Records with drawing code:
↓

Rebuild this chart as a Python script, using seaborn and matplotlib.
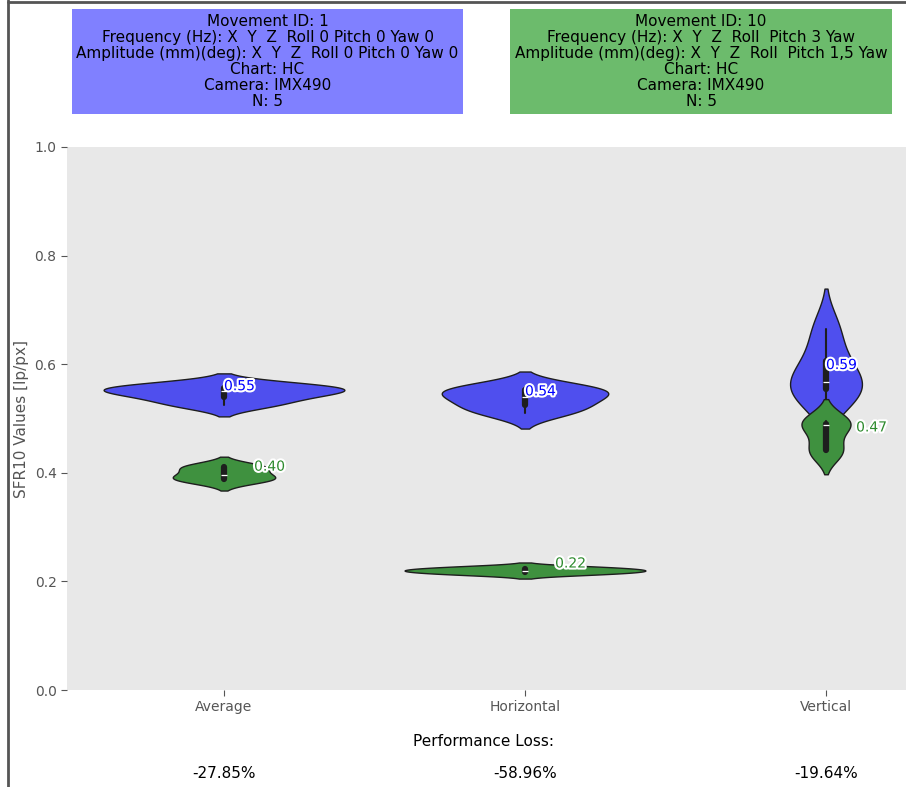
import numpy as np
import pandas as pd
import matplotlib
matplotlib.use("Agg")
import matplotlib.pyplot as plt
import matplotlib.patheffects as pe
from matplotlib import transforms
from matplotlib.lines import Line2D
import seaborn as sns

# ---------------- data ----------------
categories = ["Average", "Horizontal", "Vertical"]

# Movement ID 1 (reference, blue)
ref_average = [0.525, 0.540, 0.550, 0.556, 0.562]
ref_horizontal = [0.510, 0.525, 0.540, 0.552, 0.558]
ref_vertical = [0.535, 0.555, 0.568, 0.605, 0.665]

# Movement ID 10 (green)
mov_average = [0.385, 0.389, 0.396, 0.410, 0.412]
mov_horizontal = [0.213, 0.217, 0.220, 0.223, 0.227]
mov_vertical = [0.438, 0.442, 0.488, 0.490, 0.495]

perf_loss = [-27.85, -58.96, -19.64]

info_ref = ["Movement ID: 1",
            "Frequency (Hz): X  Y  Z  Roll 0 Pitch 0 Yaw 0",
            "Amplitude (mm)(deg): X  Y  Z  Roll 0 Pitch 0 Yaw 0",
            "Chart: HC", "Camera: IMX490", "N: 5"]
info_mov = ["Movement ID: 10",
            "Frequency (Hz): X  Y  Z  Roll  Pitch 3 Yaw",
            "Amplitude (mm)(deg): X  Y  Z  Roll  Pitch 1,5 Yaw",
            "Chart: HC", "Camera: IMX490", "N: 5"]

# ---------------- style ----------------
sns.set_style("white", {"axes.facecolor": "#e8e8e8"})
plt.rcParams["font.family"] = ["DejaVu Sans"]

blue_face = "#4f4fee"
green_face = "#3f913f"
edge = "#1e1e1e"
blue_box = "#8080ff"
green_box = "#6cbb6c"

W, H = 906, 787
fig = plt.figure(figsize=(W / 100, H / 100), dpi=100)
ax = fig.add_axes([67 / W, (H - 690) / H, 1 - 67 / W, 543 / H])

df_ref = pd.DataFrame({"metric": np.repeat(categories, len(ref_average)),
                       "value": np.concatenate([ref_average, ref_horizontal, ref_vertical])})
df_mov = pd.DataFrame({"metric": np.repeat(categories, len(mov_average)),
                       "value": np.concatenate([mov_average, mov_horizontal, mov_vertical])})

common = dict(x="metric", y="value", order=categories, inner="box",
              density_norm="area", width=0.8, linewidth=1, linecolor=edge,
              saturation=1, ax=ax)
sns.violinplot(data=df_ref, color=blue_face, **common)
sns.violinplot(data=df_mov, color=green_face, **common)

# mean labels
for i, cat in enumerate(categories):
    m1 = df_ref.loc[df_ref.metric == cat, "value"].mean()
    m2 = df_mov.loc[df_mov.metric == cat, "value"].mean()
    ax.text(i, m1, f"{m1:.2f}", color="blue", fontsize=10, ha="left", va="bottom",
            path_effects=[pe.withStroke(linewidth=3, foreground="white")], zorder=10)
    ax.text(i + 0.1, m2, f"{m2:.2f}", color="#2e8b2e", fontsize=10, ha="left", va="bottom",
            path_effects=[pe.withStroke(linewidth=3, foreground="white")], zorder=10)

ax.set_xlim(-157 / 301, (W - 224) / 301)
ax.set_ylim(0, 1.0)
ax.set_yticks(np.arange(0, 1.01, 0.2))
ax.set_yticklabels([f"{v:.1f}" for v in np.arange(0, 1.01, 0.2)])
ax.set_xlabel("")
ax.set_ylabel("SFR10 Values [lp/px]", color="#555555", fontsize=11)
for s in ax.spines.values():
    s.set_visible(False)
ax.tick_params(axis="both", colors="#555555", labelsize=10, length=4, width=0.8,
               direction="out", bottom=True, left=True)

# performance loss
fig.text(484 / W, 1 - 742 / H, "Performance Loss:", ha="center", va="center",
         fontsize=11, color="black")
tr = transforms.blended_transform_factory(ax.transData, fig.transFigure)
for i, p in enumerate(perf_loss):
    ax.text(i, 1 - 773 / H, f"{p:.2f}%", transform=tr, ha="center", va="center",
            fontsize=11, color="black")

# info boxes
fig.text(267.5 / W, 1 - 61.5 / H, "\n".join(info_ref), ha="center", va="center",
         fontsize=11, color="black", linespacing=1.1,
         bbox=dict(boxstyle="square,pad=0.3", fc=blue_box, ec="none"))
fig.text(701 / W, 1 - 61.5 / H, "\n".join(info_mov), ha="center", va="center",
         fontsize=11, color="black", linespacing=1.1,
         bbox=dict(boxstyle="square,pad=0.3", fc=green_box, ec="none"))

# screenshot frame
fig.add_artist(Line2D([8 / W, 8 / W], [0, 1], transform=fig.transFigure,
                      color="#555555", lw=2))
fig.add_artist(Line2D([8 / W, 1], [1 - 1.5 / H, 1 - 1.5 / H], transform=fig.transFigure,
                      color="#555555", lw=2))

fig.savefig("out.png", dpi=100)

↑
↓

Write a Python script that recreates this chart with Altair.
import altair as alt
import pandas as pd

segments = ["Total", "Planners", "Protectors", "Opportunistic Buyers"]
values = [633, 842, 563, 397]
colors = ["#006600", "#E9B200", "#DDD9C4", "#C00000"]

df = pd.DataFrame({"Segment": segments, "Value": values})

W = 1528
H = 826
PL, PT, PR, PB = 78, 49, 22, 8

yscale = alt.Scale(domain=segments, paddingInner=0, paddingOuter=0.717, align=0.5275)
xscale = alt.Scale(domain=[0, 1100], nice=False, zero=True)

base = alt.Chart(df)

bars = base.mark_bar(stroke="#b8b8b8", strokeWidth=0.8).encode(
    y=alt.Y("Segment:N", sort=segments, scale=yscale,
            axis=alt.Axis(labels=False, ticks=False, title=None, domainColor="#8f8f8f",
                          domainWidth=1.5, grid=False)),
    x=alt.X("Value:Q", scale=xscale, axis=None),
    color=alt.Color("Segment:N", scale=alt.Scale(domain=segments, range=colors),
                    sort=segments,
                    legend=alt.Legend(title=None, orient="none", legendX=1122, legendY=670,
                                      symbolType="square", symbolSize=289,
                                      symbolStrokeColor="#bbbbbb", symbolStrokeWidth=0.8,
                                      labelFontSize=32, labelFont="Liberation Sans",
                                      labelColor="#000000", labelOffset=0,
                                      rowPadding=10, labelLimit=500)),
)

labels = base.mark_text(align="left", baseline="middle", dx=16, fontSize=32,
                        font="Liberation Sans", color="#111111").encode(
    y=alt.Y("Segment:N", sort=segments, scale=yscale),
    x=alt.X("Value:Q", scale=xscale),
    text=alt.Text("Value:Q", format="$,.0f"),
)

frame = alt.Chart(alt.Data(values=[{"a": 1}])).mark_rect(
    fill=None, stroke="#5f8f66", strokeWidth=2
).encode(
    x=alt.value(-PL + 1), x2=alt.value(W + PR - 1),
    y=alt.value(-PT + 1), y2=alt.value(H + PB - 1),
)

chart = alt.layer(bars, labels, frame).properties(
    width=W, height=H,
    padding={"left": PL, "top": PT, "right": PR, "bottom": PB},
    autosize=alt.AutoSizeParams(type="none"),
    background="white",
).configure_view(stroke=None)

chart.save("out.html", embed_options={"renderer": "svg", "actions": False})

↑

## What the exercise asks
Print out, exactly and with nothing added, the lines starting at the line holding "Rebuild this chart" and ending at the line holding "import seaborn as sns", minus any pictures.

## Result for this exercise
Rebuild this chart as a Python script, using seaborn and matplotlib.
import numpy as np
import pandas as pd
import matplotlib
matplotlib.use("Agg")
import matplotlib.pyplot as plt
import matplotlib.patheffects as pe
from matplotlib import transforms
from matplotlib.lines import Line2D
import seaborn as sns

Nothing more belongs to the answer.